The second reminder from the market this week has been about opportunity costs.
Opportunity costs are the things we have to forgo, if for example, we are fully invested in the market or we are looking elsewhere, when trading opportunities present themselves.
It's been all too easy to focus on US markets in recent weeks, as the Magnificent 7 and other tech-related names, lead the market higher and suck in investors cash.
It’s also been too easy to fall under the spell of the likes of Nvidia and AMD and to blot out pretty much everything else.
And if I’m honest even when I have been looking for alternates, I have still found myself focusing on the US a ignoring the UK and Europe.
Costly oversight
Being blinkered wasn't just an opportunity cost it was a mistake. And an expensive one too.
We can see that, in the tables below which show the performance of leading European equity Indices, ranked by weekly % change, descending.
Source: Investors Inteligence
And, the constituents of the Dutch AEX index, also ranked by weekly % change, descending.

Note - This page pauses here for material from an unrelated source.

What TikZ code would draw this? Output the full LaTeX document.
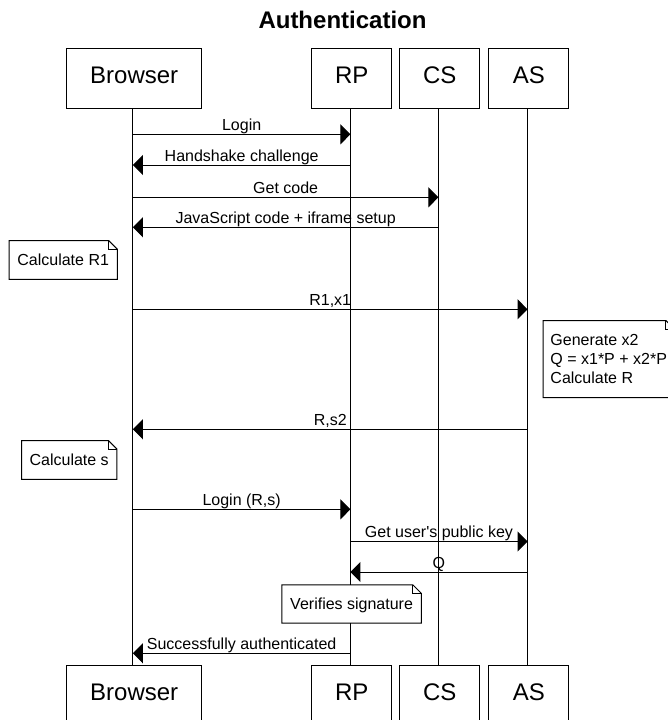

Source: Investors Inteligence
Not in the limelight
European markets have had much less publicity over the last 12 months than their US peers. And the temptation has been to look at poor economic data from across the continent, and the sombre pronouncements of the ECB, and conclude that all is doom and gloom.
And though that may be the case at a domestic level, many of Europe’s leading companies are exporters, who are not reliant on the EU for much of their revenues.
And many of these are doing very nicely thank you a prime example is ASML, which makes machines that are critical to silicon chip production, and which reported earnings last Wednesday, since when they have rallied by more than +14.0%.
A move that helped to kick start a +5.0% rally in the Dutch AEX index
Source: Investors Inteligence
Tunnel vision
Although I usually encourage traders to focus on, and concentrate their trading, in instruments that they know, and watch regularly, that can mean missing out.
And to some extent I am kicking myself for doing just that, because I noted and commented on the ASML earnings, in the trading discords I mentor in.
However, I did so in the context of the US markets, rather than considering what they would mean for the AEX index.
A case of tunnel vision if ever there was one.
The bullish update from ASML, and the price action that followed, was a no brainer.
As was the knock on to the AEX 25, in effect this was free money gone begging.
I won’t be making that mistake again, and I will regularly be looking beyond the US markets from now on.